The same thing happens in Decatur and Springfield. Decatur can support its own Democratic House district. A new Democratic leaning district that doesn’t include incumbent Republican Raymond Poe could have been created in Springfield as well. Instead, the most Democratic parts of both towns are drawn together, and a new Republican district would be created in southwestern Sangamon county. There would only be one oddly-shaped, heavily Democratic district where there could be two.
It looks like the same pattern was followed for Peoria and Champaign/Urbana.
Several news outlets have pointed out that some Republican legislators will be drawn together. That’s true and it will inconvenience those Republicans. But that doesn’t equate to drawing new Democratic districts.
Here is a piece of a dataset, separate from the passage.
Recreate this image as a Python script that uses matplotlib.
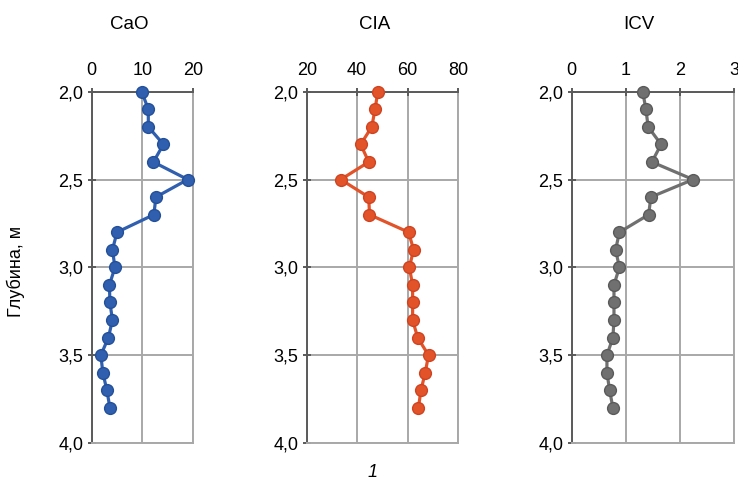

One could argue that several of these areas went Republican in 2010. But, that was an unusually Republican year that can’t be taken as an indicator of long term trends. 2012, with Obama on the ballot, will be entirely different. Redistricting provides a prime opportunity for Democrats to pick up new seats in what will be a strong Democratic year. In central and western Illinois, the proposed map fails to seize that opportunity.
I can only guess why Democrats would propose limiting themselves in the central and western parts of the state. There has been talk of creating more districts with a larger proportion of minority voters. This map may do that. It’s also possible that party leaders would prefer to spend less time and money defending competitive downstate districts.
I don’t know the motivations, but I know that if I were a downstate representative I would vote against this map if I cared about having Democratic allies from outside the Chicago region. Downstate Republicans should be perfectly happy.